I won't reveal how Judge Friend ultimately ruled. (You can probably guess, and you would probably be right.) But I will add that this story had another layer to it: A very wealthy Republican named David Cord (Stephen Lang) puts Reddick Lockhart on a retainer in the amount of $12 million to keep fighting, ahem, the good fight against the internet titans.
The depths of his motives are as yet unknown, but for now, as he explained to Reddick, his goals are clear. "I want to save the country," he said. "January 6 changed everything. Too many people take America for granted. I don't."
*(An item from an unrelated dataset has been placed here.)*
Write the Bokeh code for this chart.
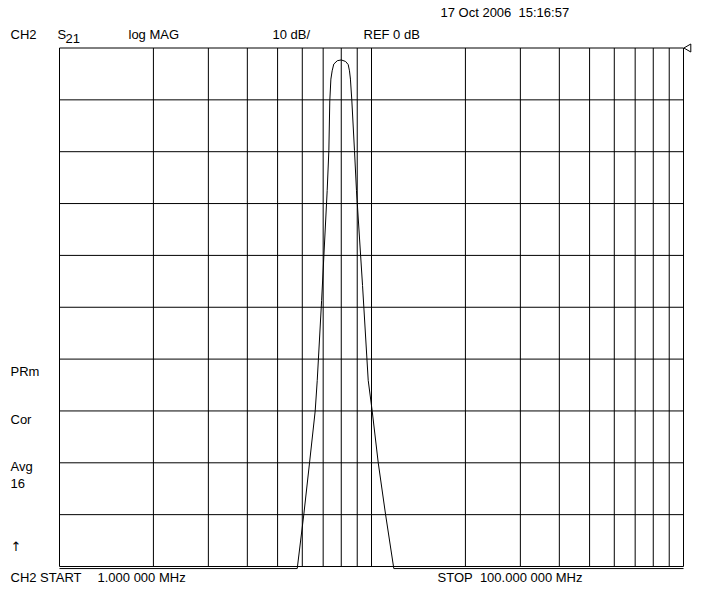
import numpy as np
from bokeh.plotting import figure
from bokeh.models import Range1d, Label
from bokeh.embed import file_html
from bokeh.resources import INLINE

# ---- data ----
freq_mhz = [1.0, 5.78, 6.07, 6.33, 6.60, 6.70, 6.92, 7.21, 7.30, 7.35, 7.41, 7.48, 7.57,
            7.77, 8.00, 8.26, 8.42, 8.50, 8.56, 8.65, 8.82, 8.95, 9.36, 9.76, 10.05,
            10.51, 11.09, 11.79, 100.0]
s21_db = [-100.4, -100.4, -89.9, -80.0, -70.0, -64.1, -48.7, -27.5, -19.8, -10.2, -6.0, -4.4, -3.1,
          -2.45, -2.3, -2.6, -3.2, -4.4, -6.0, -10.2, -19.8, -27.5, -45.8, -64.1, -70.0,
          -80.0, -89.9, -100.4, -100.4]
x_grid_mhz = [1, 2, 3, 4, 5, 6, 7, 8, 9, 10, 20, 30, 40, 50, 60, 70, 80, 90, 100]
y_grid_db = [0, -10, -20, -30, -40, -50, -60, -70, -80, -90, -100]
start_mhz, stop_mhz = 1.0, 100.0
ref_db, bottom_db = 0.0, -100.0

NB = "\u00a0"
header = [("CH2", 10), ("S", 57), ("log" + NB + "MAG", 128), ("10" + NB + "dB/", 272),
          ("REF" + NB + "0" + NB + "dB", 363)]
side = [("PRm", 371), ("Cor", 419), ("Avg", 466), ("16", 483)]
date_text = "17" + NB + "Oct" + NB + "2006" + NB * 2 + "15:16:57"
bottom = [("CH2" + NB + "START", 10), ("1.000" + NB + "000" + NB + "MHz", 97),
          ("STOP" + NB * 2 + "100.000" + NB + "000" + NB + "MHz", 437)]

# ---- layout (picture pixel geometry) ----
W, H = 701, 589
LEFT = 59.0
TOP = 47.5
PX_DEC = 312.0
PX_DB = 5.185

x0 = start_mhz * 10 ** (-LEFT / PX_DEC)
x1 = start_mhz * 10 ** ((W - LEFT) / PX_DEC)
y1 = ref_db + TOP / PX_DB
y0 = ref_db - (H - TOP) / PX_DB

p = figure(width=W, height=H, x_axis_type="log",
           x_range=Range1d(x0, x1), y_range=Range1d(y0, y1),
           output_backend="svg", toolbar_location=None,
           x_axis_location=None, y_axis_location=None, min_border=0)
p.outline_line_color = None
p.background_fill_color = "white"
p.border_fill_color = "white"
for g in p.grid:
    g.visible = False

nv = len(x_grid_mhz)
p.segment(x0=x_grid_mhz, y0=[bottom_db] * nv, x1=x_grid_mhz, y1=[ref_db] * nv,
          line_color="black", line_width=1)
nh = len(y_grid_db)
p.segment(x0=[start_mhz] * nh, y0=y_grid_db, x1=[stop_mhz] * nh, y1=y_grid_db,
          line_color="black", line_width=1)

p.line(freq_mhz, s21_db, line_color="black", line_width=1)

# reference marker (pointing left) just right of the grid
p.scatter([stop_mhz * 10 ** (5 / PX_DEC)], [ref_db], marker="triangle", angle=np.pi / 2,
          size=8, fill_color="white", line_color="black", line_width=1)

FONT = "Liberation Sans"
FS = "13px"


def lab(text, x, y_base, size=FS, font=FONT):
    p.add_layout(Label(x=x, y=H - y_base, x_units="screen", y_units="screen",
                       text=text, text_font=font, text_font_size=size,
                       text_baseline="alphabetic", text_color="black"))


lab(date_text, 440, 11.5)
for t, x in header:
    lab(t, x, 33.5)
lab("21", 65, 38)
for t, y in side:
    lab(t, 10, y)
lab("\u2191", 10, 546, size="13px", font="DejaVu Sans")
for t, x in bottom:
    lab(t, x, 577)

open("out.html", "w").write(file_html(p, INLINE))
This storyline, along with the one about the FBI coming after Kurt for potentially (if unknowingly) aiding one or more of the insurrectionists with their actions at the Capitol building on that fateful day, are powering this season of The Good Fight with the formidable gusto fans have come to expect. This is the kind of timely, topical, instructive info-drama that the prolific David E. Kelley used to bring us in his legal dramas, exploring issues that impact us all that we may not know anything about or understand, even if we think we do.
New episodes of The Good Fight premiere Thursdays on Paramount+.